Embed from Getty ImagesAfter a turbulent few days for Irish football, quite apart from a scarcely-inspiring win against minnows Gibraltar, Georgia arrive in Dublin offering a stern examination of Mick McCarthy’s side. Alastair Watt gives us the inside view on Tuesday’s visitors – already guaranteed a Euro 2020 play-off thanks to their Nations League efforts – to Dublin.
What are the hopes for the current qualification series, and the reaction to the game with Switzerland?
Georgia’s Euro 2020 ambitions are probably limited to the play-off spot they have already secured through the Nations League. Assuming they do not qualify through the conventional route, they will be left with a one-off home game against Belarus next Spring to secure a play-off versus Kosovo or North Macedonia to reach their first-ever major finals. In terms of this group, any slim hopes of a top two place are almost certainly gone after losing to the Swiss at home. A capacity crowd turned up for it, and Georgia played reasonably in the first half. They created a couple of half-chances, and limited Switzerland to the same at the other end. Georgia then had an effort cleared off the line moments into the second half, but as soon as Switzerland scored a fine opener, that was that. The remaining 35 minutes were dull, with the Swiss well on top until scoring their second which prompted a mass exodus from the stands.
In one of your previous previews for us you wrote Georgia were due a good result against Ireland. We’ve struggled against Georgia in the past, is Tuesday the day that result comes?
In the World Cup 2018 qualifiers, Georgia finally earned a long overdue point against Ireland. They’d come close to doing so on a few occasions before that. Naturally, the next step is for Georgia to beat the Irish but the best hope of doing that will be in the Tbilisi fixture. Georgia did record respectable draws in Wales and Austria in the last campaign though which augurs fairly well for them.
Ireland have a new manager but Irish fans were unimpressed with the win over Gibraltar. Does it give Georgia more confidence going into Tuesday?
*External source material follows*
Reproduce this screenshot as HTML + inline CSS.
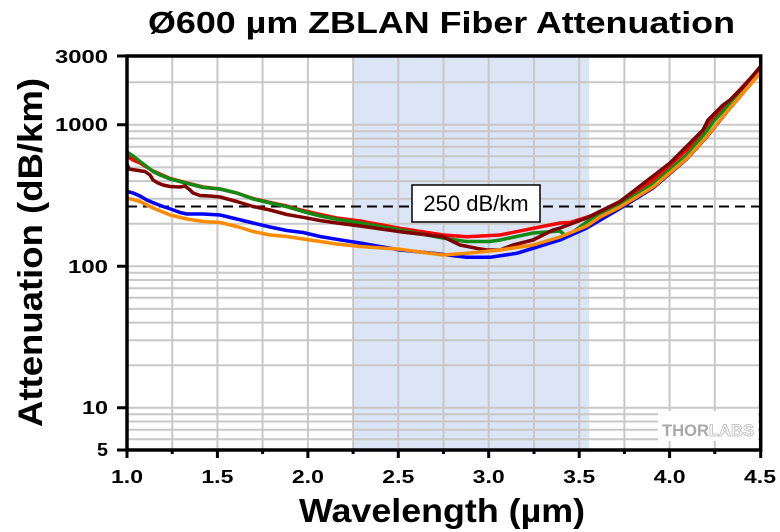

“The Irish squad is arguably the weakest it has been in decades. At one time, Georgian fans would have known the names of a lot of their starting line up, but today they’d struggle to name more than one or two.”
That in itself gives the Georgians a bit of hope, but the Georgia side lacks pace and composure in attack, which would be crucial ingredients to an unlikely counter-attacking victory. I assume McCarthy will have a supportive crowd behind him for his first competitive home game on his return as Ireland boss, but that goodwill could be tested if Georgia keep it goalless for the first half hour or so.
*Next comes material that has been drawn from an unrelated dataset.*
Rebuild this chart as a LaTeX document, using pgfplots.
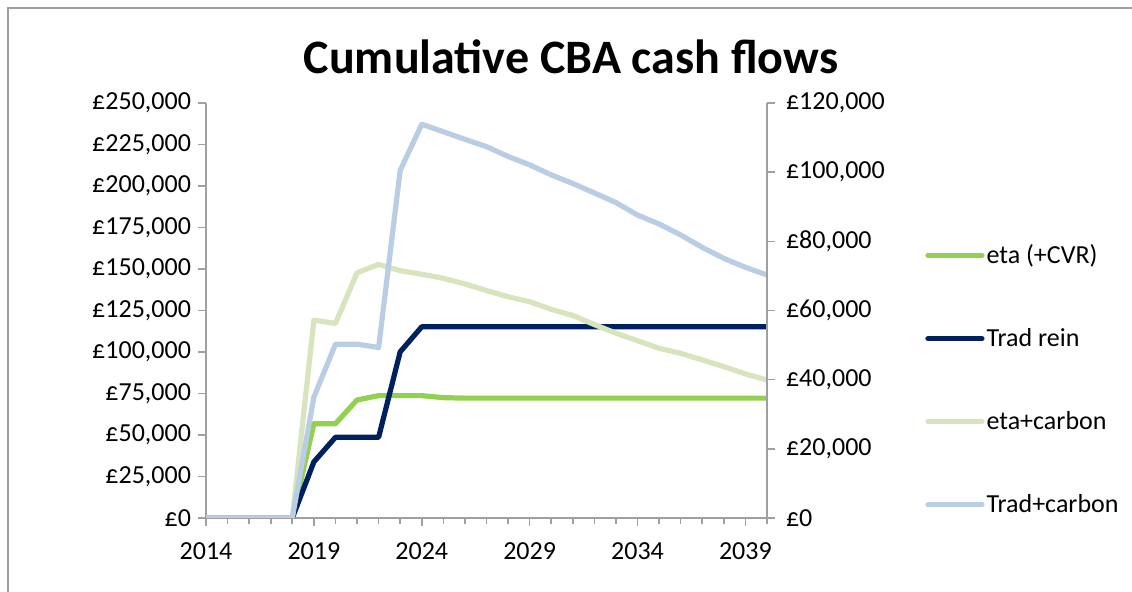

Georgia won their Nations League group. How were the performances perceived?
The standout results were the victories on the road in Kazakhstan and Latvia. Georgia have long struggled to gain points away from home against even the most modest opposition so these results were encouraging, even if Latvia were particularly dire. Less encouraging was the draw in Andorra, where Georgia’s performance did not merit any more than the point they earned. Booking a play-off spot has definitely regenerated a bit more interest in the national side, but the more knowledgeable among the support know that Georgia are still quite some distance from competing with even the mid-ranking sides in Europe such as Ireland.
Who are some of the main players to watch out for?
Teenage winger Giorgi Chakvetadze was sensational in the Nations League, and he represents the biggest hope for Georgian football in many years. He is quick, skillful and has an accurate and powerful shot. He missed the Swiss game and Georgia’s attack was relatively blunt without him. If he misses the game in Dublin, that reduces Georgia’s chances massively. Ananidze misses out after getting injured on Saturday, leaving the Georgians with precious little in terms of attacking midfield and width. Lone striker Kvilitaia is arguably their best centre forward since Arveladze, but still somewhat unproven, and starved of service, at international level. A positive outcome for Georgia will depend on the performance of goalkeeper Loria, who has produced some point-winning displays in the past, most notably at home to France in 2013.
They won’t be making a DVD of this one. Georgia will play defensively and Ireland’s attack is not particularly fluid or talented. 1-0 Ireland with a set-piece goal.